Thursday, May 14, 2009

Spinners and lights

I woke up and the nail was spinning, spinning, spinning against the broken plaster with the green poinsettia wallpaper. It was one of those days. The can't hold my head up, walk a straight line days. It would progress to violent puking and then the lights. I would like to explain that I could make the rooms brighter and the light bulbs bigger, but my mother would respond,fine then do it. It would save money, I guess she couldn't see it. I decided then I was special maybe a vessel of God and sainthood was to be mine. So I would watch Our Lady Of Fatima and the children upon seeing Mary knew they needed to suffer They wore rough corded belts around their waists that cut into their skin and bled. I tried that with a rope from a pickle sack.It itched mostly I broke out in hives that spread to my face and my mother asked, if I had been back the barn, because something back the barn usually provoked these hives. She told me to take a bath in baking soda. I did and also decided the belt was not painful just scratchy and I made a piss poor martyr.
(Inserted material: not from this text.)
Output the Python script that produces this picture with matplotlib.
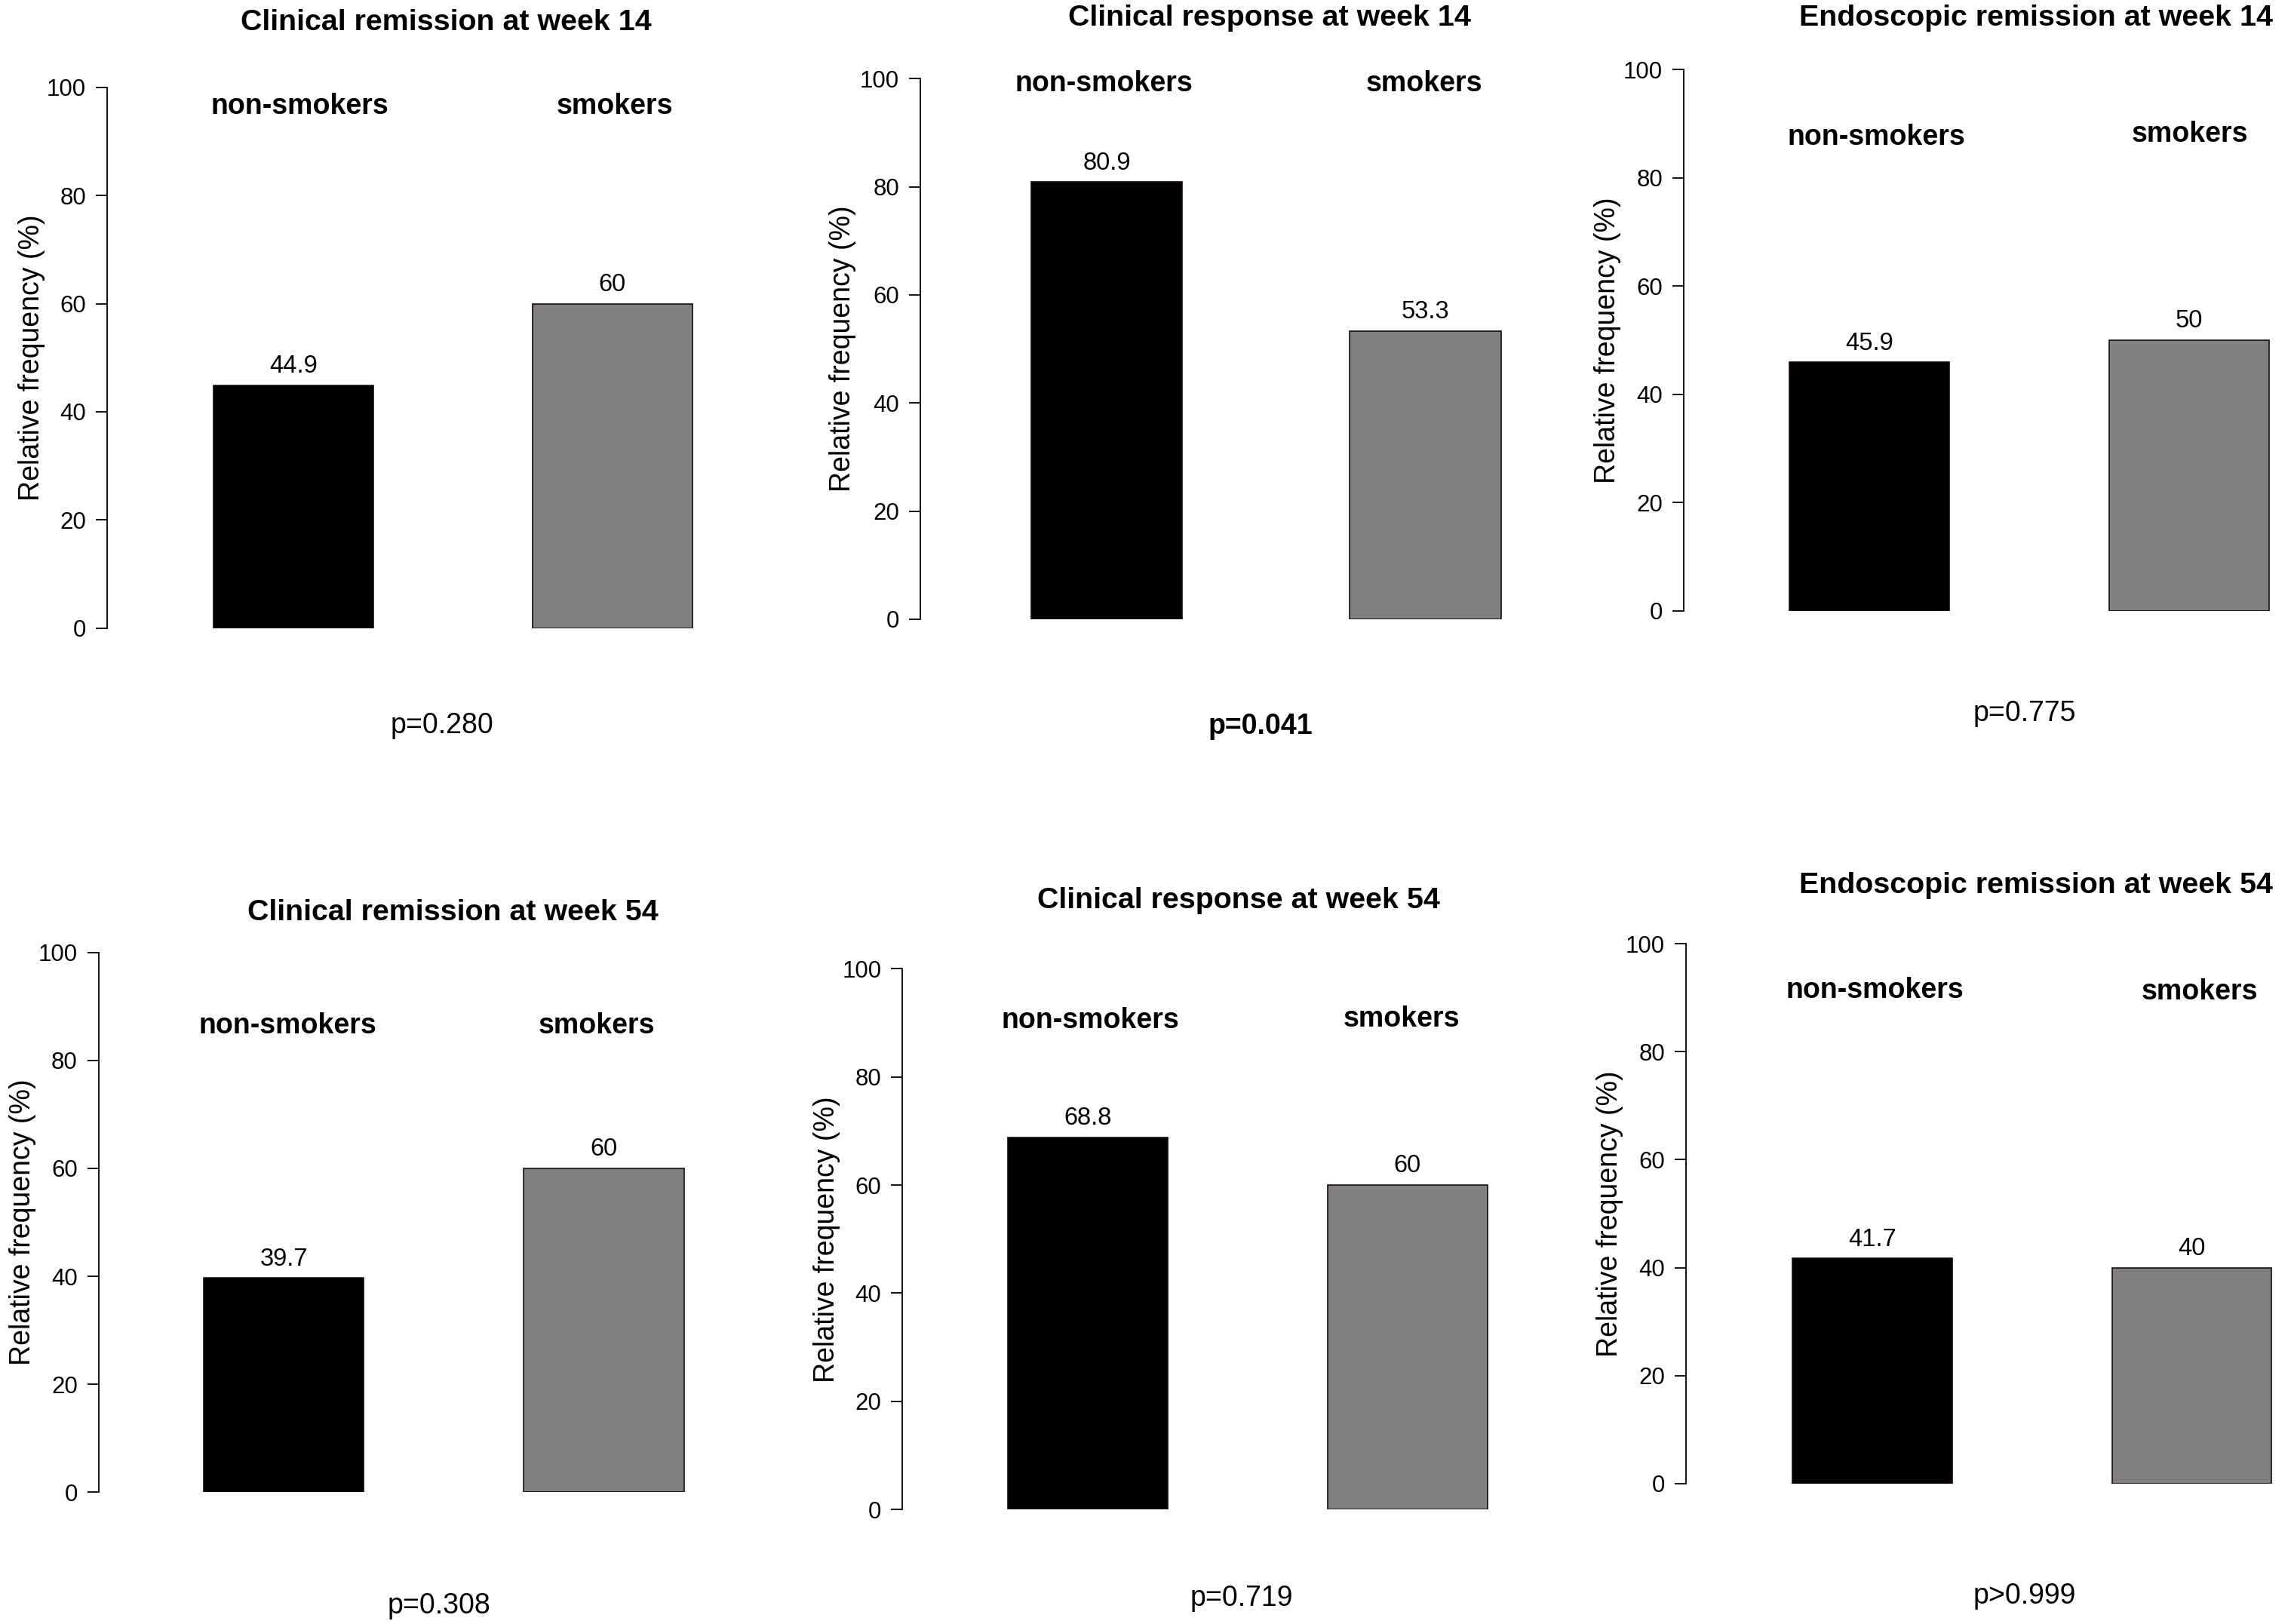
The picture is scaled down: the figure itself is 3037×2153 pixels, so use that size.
import matplotlib
matplotlib.use("Agg")
import matplotlib.pyplot as plt

plt.rcParams['font.family'] = ['Liberation Sans', 'DejaVu Sans']

# ---------------- data ----------------
titles = ["Clinical remission at week 14", "Clinical response at week 14",
          "Endoscopic remission at week 14", "Clinical remission at week 54",
          "Clinical response at week 54", "Endoscopic remission at week 54"]
groups = ["non-smokers", "smokers"]
nonsmokers_pct = [44.9, 80.9, 45.9, 39.7, 68.8, 41.7]
smokers_pct = [60, 53.3, 50, 60, 60, 40]
p_labels = ["p=0.280", "p=0.041", "p=0.775", "p=0.308", "p=0.719", "p>0.999"]
p_bold = [False, True, False, False, False, False]
yticks = [0, 20, 40, 60, 80, 100]
bar_colors = ["#000000", "#808080"]

# ---------------- layout (pixels in a 3037x2153 canvas) ----------------
W, H = 3037, 2153
layout = [
    dict(spine=142.0, y0=832.6, y100=115.8, c1=388.7, unit=211.6, bw=1.0,
         title=(591, 30), lab_x=(397, 814.5), lab_y=(141, 141), p=(586, 962), ylab_x=41.7),
    dict(spine=1220.0, y0=821.0, y100=104.3, c1=1467.0, unit=211.25, bw=0.947,
         title=(1683, 24), lab_x=(1463, 1888), lab_y=(111, 111), p=(1671, 963), ylab_x=1117),
    dict(spine=2231.7, y0=809.6, y100=92.2, c1=2477.9, unit=211.9, bw=1.0,
         title=(2699, 24), lab_x=(2487, 2903), lab_y=(182, 178), p=(2684, 946), ylab_x=2131),
    dict(spine=130.6, y0=1978.2, y100=1262.7, c1=376.3, unit=212.1, bw=1.0,
         title=(600, 1210), lab_x=(381, 791), lab_y=(1360, 1360), p=(582, 2129), ylab_x=30.3),
    dict(spine=1196.1, y0=2001.1, y100=1284.3, c1=1441.9, unit=211.9, bw=1.0,
         title=(1642, 1194), lab_x=(1445, 1858), lab_y=(1353, 1351), p=(1646, 2119), ylab_x=1096),
    dict(spine=2234.9, y0=1966.7, y100=1251.2, c1=2481.7, unit=211.9, bw=1.0,
         title=(2699, 1174), lab_x=(2485, 2916), lab_y=(1313, 1315), p=(2684, 2116), ylab_x=2134),
]

fig = plt.figure(figsize=(W / 100, H / 100), dpi=100)
fig.patch.set_facecolor("white")

def fx(px):
    return px / W

def fy(py):
    return 1 - py / H

positions = [1, 3]
for i, L in enumerate(layout):
    u = L["unit"]
    xlim_left = 1 - (L["c1"] - L["spine"]) / u
    xlim_right = 4.0
    width_px = (xlim_right - xlim_left) * u
    ax = fig.add_axes([fx(L["spine"]), fy(L["y0"]), width_px / W, (L["y0"] - L["y100"]) / H])
    vals = [nonsmokers_pct[i], smokers_pct[i]]
    ax.bar(positions, vals, width=L["bw"], color=bar_colors, edgecolor="#1a0a0a", linewidth=1.2)
    for x, v in zip(positions, vals):
        ax.text(x, v + 3.5, f"{v:g}", ha="center", va="center", fontsize=23.5)
    ax.set_xlim(xlim_left, xlim_right)
    ax.set_ylim(0, 100)
    ax.set_yticks(yticks)
    ax.set_yticklabels([str(t) for t in yticks], fontsize=22.5)
    ax.set_xticks([])
    for s in ["top", "right", "bottom"]:
        ax.spines[s].set_visible(False)
    ax.spines["left"].set_linewidth(1.3)
    ax.tick_params(axis="y", length=11, width=1.3, pad=9)
    ax.patch.set_alpha(0)

    # texts
    fig.text(fx(L["title"][0]), fy(L["title"][1]), titles[i], ha="center", va="center",
             fontsize=28.4, fontweight="bold")
    for g, gx, gy in zip(groups, L["lab_x"], L["lab_y"]):
        fig.text(fx(gx), fy(gy), g, ha="center", va="center", fontsize=27, fontweight="bold")
    fig.text(fx(L["p"][0]), fy(L["p"][1]), p_labels[i], ha="center", va="center",
             fontsize=27, fontweight="bold" if p_bold[i] else "normal")
    fig.text(fx(L["ylab_x"]), fy((L["y0"] + L["y100"]) / 2), "Relative frequency (%)",
             ha="center", va="center", rotation=90, rotation_mode="anchor", fontsize=27)

fig.savefig("out.png", dpi=100, facecolor="white")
I went on to another favorite saint movie Bernadette, well I would make a grotto like she saw Mary in Lourdes and the sun twirled. The sun was always shifting for me between light and bright and blasts of nova like extravaganzas, but still no Mary. My grotto did not get very far I tried recruiting my sister a much harder worker by telling her it would be like the house in Thomasina where the witch lady lived who helped all the animals. We would haul rocks from the field gather muck from the swamp to make a paste to stick the rocks together clearly our engineering skills were nonexistent. Of course this project did not last long. Melissa, the third girl, had to be taken care of. She was not going to make walls. Trouble, is what she'd be doing, heading toward the mucky swamp.
My religiosity continued. I would hold mock church amongst my dolls and stuffed animals flattening white Butternut bread into facsimile of hosts and offering up to Old Blue my teddy Bear and Mary Ellen the half bald doll, and Melissa if she promised to not put it in her pants . That was usually my job make sure she doesn't put dangerous things in her underpants like scissors or glass. She carried things in her panties like a purse.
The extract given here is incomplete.